Leaving the traffic circle in the community of Lake Cowichan, the 76 kilometer route follows the south shore of the lake to the Carmanah main line logging road. The route is torturous and slow. It is a full 2 hours before we arrive at the bridge crossing the Walbran River.
A hundred or more anti-logging activists have just finished a brain-storming weekend at this site and the stragglers still remain. We are filled in that this area is now on the schedule to be logged within the next couple of years and many more first growth trees are to be felled. The goal of the weekend gathering was to find a way to get this area protected as well and added to the provincial park.
Throughout the area volunteers have built boardwalks through the forest so people can see the giant trees at risk. The have given specific trees names like the Tolkien Giant. We hiked up and down through the woods for the best part of 4 hours. In the woods the humidity is high, and even though the temperature was not high, we were sweat soaked from our exertions.
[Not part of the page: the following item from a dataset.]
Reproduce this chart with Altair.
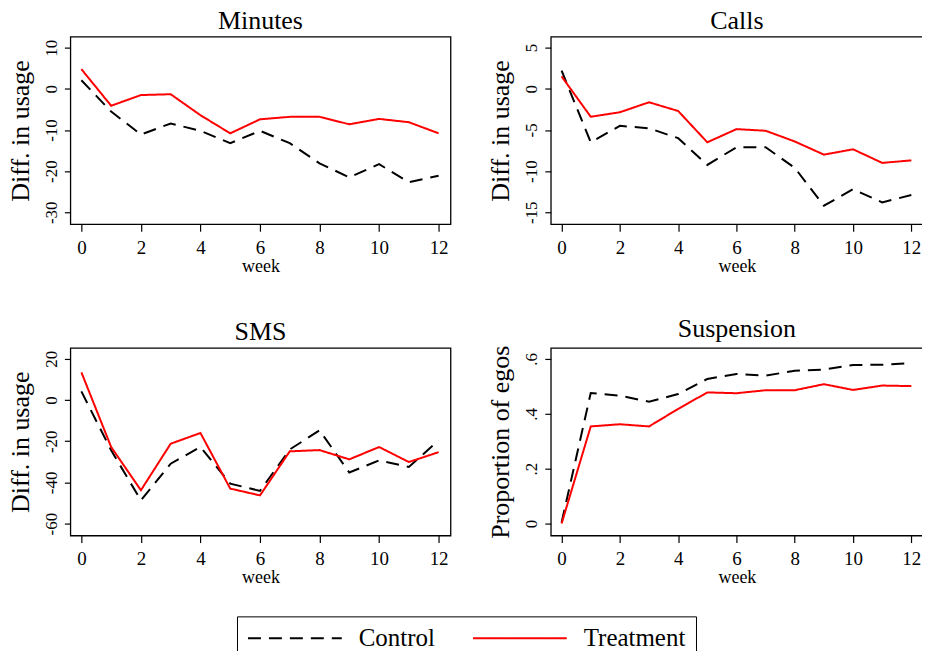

This is an incredible place and it deserves to be saved from logging. To see the forest as it was before man began to destroy it, is to see the past clearly. It is magnificent and there is but 5% of old growth trees left on Vancouver Island. Surely there is little economic value cutting down these giants.
Here is Victor demonstrating the custom built outhouse at the Walbran River. The views are stupendous:
The return trip was another 2 hours of bumping along the back roads towards Lake Cowichan. In all, it took 4 hours of driving to cover 150 kilometers in order to have 4 hours to hike amongst the giants. It is well worth the effort to go see these trees. Just make sure you have a high clearance vehicle to safely make the trip. Sully, our Honda Pilot was up to the task.
Posted by Rooseboom-Scott 13:04 Archived in Canada Tagged carmanah_walbran_pp
Looks spectacular. Good thing we did that hike thru Cypress Fall's park Jenny, just for practice. Seems to me like the logging should be restricted to trees under a size limit?